For a Yorkshireman getting the time to really explore South Yorkshire has been a privilege. You forget what is on your doorstep. Perhaps it’s human nature that people tend to look towards further shores. Yet here we are with so much available to us and within easy travelling distance too. In total we filled five action packed days just exploring and could easily find more. What could be better than truly learning about your home county and better still, learning through the eyes of its art.

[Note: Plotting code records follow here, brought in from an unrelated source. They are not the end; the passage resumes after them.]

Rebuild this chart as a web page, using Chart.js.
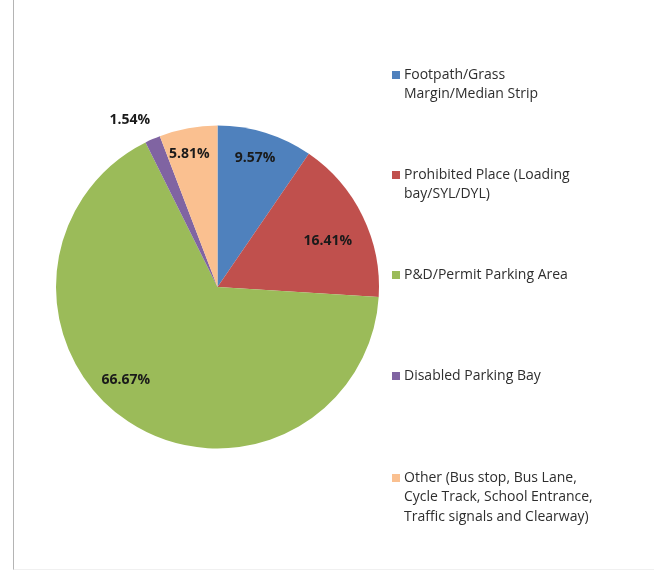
<!DOCTYPE html>
<html>
<head>
<meta charset="utf-8">
<script src="https://cdn.jsdelivr.net/npm/chart.js@4.4.0/dist/chart.umd.min.js"></script>
<style>
    html, body { margin: 0; padding: 0; background: #ffffff; }
    #wrap { position: relative; width: 654px; height: 571px; }
    #frame { position: absolute; left: 13px; top: 0; width: 640px; height: 569px;
             border-left: 1px solid #b4b4b4; border-bottom: 1px solid #f0f0f0; }
    canvas { position: absolute; left: 0; top: 0; }
</style>
</head>
<body>
<div id="wrap">
    <div id="frame"></div>
    <canvas id="pieChart" width="654" height="571"></canvas>
</div>
<script>
var categories = [
    ['Footpath/Grass', 'Margin/Median Strip'],
    ['Prohibited Place (Loading', 'bay/SYL/DYL)'],
    ['P&D/Permit Parking Area'],
    ['Disabled Parking Bay'],
    ['Other (Bus stop, Bus Lane,', 'Cycle Track, School Entrance,', 'Traffic signals and Clearway)']
];
var shares = [9.57, 16.41, 66.67, 1.54, 5.81];
var percentLabels = ['9.57%', '16.41%', '66.67%', '1.54%', '5.81%'];
var colours = ['#4f81bd', '#c0504d', '#9bbb59', '#8064a2', '#fac090'];

// where each value label sits, relative to its slice (radius factor, angle shift in degrees)
var labelPlacement = [
    { r: 0.83, shift: -1 },
    { r: 0.74, shift: 3.5 },
    { r: 0.81, shift: 11 },
    { r: 1.17, shift: -4 },
    { r: 0.84, shift: -1.5 }
];

var labelsPlugin = {
    id: 'valueLabels',
    afterDatasetsDraw: function (chart) {
        var ctx = chart.ctx;
        var arcs = chart.getDatasetMeta(0).data;
        ctx.save();
        ctx.font = 'bold 14px "Open Sans"';
        ctx.fillStyle = '#1a1a1a';
        ctx.textAlign = 'center';
        ctx.textBaseline = 'middle';
        arcs.forEach(function (arc, i) {
            var p = arc.getProps(['x', 'y', 'startAngle', 'endAngle', 'outerRadius']);
            var mid = (p.startAngle + p.endAngle) / 2 + labelPlacement[i].shift * Math.PI / 180;
            var rr = p.outerRadius * labelPlacement[i].r;
            ctx.fillText(percentLabels[i], p.x + Math.cos(mid) * rr, p.y + Math.sin(mid) * rr);
        });
        ctx.restore();
    }
};

var legendPlugin = {
    id: 'sideLegend',
    afterDraw: function (chart) {
        var ctx = chart.ctx;
        var rows = [75, 175, 275, 376, 478];
        ctx.save();
        ctx.font = '14px "Open Sans"';
        ctx.textBaseline = 'middle';
        categories.forEach(function (lines, i) {
            ctx.fillStyle = colours[i];
            ctx.fillRect(392, rows[i] - 4, 8, 8);
            ctx.fillStyle = '#2e2e2e';
            lines.forEach(function (line, j) {
                ctx.fillText(line, 404, rows[i] + j * 19.5);
            });
        });
        ctx.restore();
    }
};

var ctx = document.getElementById('pieChart');
var myPieChart = new Chart(ctx, {
    type: 'pie',
    data: {
        labels: categories.map(function (l) { return l.join(' '); }),
        datasets: [{
            data: shares,
            backgroundColor: colours,
            borderWidth: 0
        }]
    },
    options: {
        responsive: false,
        animation: false,
        layout: {
            padding: { left: 56, right: 275, top: 125, bottom: 122 }
        },
        plugins: {
            legend: { display: false },
            tooltip: { enabled: false }
        }
    },
    plugins: [labelsPlugin, legendPlugin]
});
</script>
</body>
</html>
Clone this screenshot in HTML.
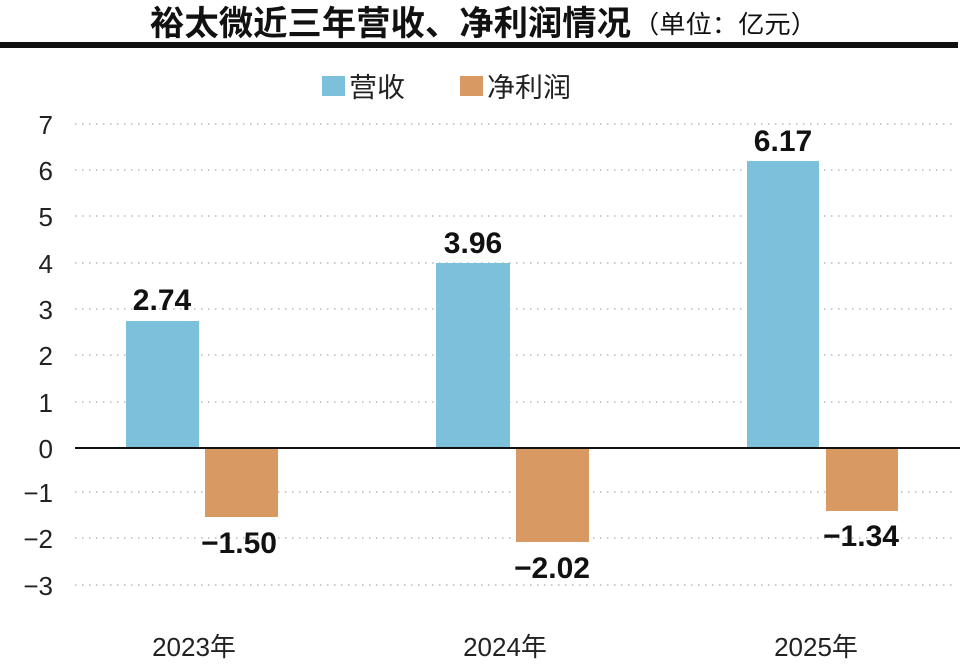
<!DOCTYPE html>
<html><head><meta charset="utf-8"><style>
body{margin:0;background:#fff;}
svg text{font-family:"Liberation Sans","Noto Sans CJK SC",sans-serif;}
</style></head><body>
<svg width="960" height="660" xmlns="http://www.w3.org/2000/svg">
<rect width="960" height="660" fill="#fff"/>
<text x="150" y="35" font-size="34" font-weight="bold" fill="#111" textLength="481" lengthAdjust="spacingAndGlyphs">裕太微近三年营收、净利润情况</text>
<text x="633" y="33" font-size="25" fill="#111" textLength="184" lengthAdjust="spacingAndGlyphs">（单位：亿元）</text>
<rect x="0" y="42" width="958" height="6" fill="#111"/>
<rect x="322" y="76" width="23" height="20" fill="#7dc0dc"/>
<text x="349" y="97" font-size="27" fill="#222" textLength="56" lengthAdjust="spacingAndGlyphs">营收</text>
<rect x="460" y="76" width="23" height="20" fill="#d89a62"/>
<text x="487" y="97" font-size="27" fill="#222" textLength="84" lengthAdjust="spacingAndGlyphs">净利润</text>
<g stroke="#b8b8b8" stroke-width="1.5" stroke-dasharray="1.5 5.5">
<line x1="75" y1="124" x2="955" y2="124"/>
<line x1="75" y1="170" x2="955" y2="170"/>
<line x1="75" y1="216" x2="955" y2="216"/>
<line x1="75" y1="263" x2="955" y2="263"/>
<line x1="75" y1="309" x2="955" y2="309"/>
<line x1="75" y1="355" x2="955" y2="355"/>
<line x1="75" y1="402" x2="955" y2="402"/>
<line x1="75" y1="492" x2="955" y2="492"/>
<line x1="75" y1="538" x2="955" y2="538"/>
<line x1="75" y1="585" x2="955" y2="585"/>
</g>
<g font-size="26" fill="#222" text-anchor="end">
<text x="53" y="134">7</text><text x="53" y="180">6</text><text x="53" y="226">5</text>
<text x="53" y="273">4</text><text x="53" y="319">3</text><text x="53" y="365">2</text>
<text x="53" y="412">1</text><text x="53" y="458">0</text><text x="53" y="502">−1</text>
<text x="53" y="548">−2</text><text x="53" y="595">−3</text>
</g>
<rect x="126" y="321" width="73" height="127" fill="#7dc0dc"/>
<rect x="205" y="448" width="73" height="69" fill="#d89a62"/>
<rect x="436" y="263" width="74" height="185" fill="#7dc0dc"/>
<rect x="516" y="448" width="73" height="94" fill="#d89a62"/>
<rect x="747" y="161" width="72" height="287" fill="#7dc0dc"/>
<rect x="826" y="448" width="72" height="63" fill="#d89a62"/>
<line x1="75" y1="448" x2="960" y2="448" stroke="#111" stroke-width="2"/>
<g font-size="30" font-weight="bold" fill="#111" text-anchor="middle">
<text x="162" y="310">2.74</text>
<text x="239" y="553">−1.50</text>
<text x="473" y="253">3.96</text>
<text x="552" y="578">−2.02</text>
<text x="783" y="151">6.17</text>
<text x="861" y="546">−1.34</text>
</g>
<g font-size="26" fill="#222" text-anchor="middle">
<text x="194" y="656">2023年</text>
<text x="505" y="656">2024年</text>
<text x="816" y="656">2025年</text>
</g>
</svg>
</body></html>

A Five Day Trip around South Yorkshire

Day One – Rotherham

A place dominated by its impressive minster. Here is where the Rother meets the Don. Visit the Roman Ruins at the Clifton House Museum. See the dramatic steel henge at the Centenary Riverside. Walk along the canals and see the street art at Holmes Lock

Day Two – Barnsley

Overlooked by it’s dominant town hall. See the sculpture of Dicky Bird and others from Graham Ibbeson. Explore the excellent Cooper Gallery and learn about the Barnsley artist Abel Hold. Wander towards Mandela Gardens and the Civic to see the public art outside.

Day Three – Doncaster

Explore the market square and the corn exchange before visiting the Mansion House. Take a look at the minster and take a look at the towering Danum sculpture by the new council offices. See if you can spot street art from Doncaster’s SPzero76

Day Four – Sheffield

Discover the rewilding and the exciting grey to green project of Castlegate. Wander around the stunning Kelham Island Museum. Explore the old Park Hill Flats and see the view of the city from them. See how many pieces of street art from Phlegm and other local artists you can discover

Day Five – South Yorkshire

Visit the majestic Cannon Hall and learn about it’s history of artists. Explore the country parks and walk along the rivers. Discover the stone faces of Cudworth and explore it’s hidden corners.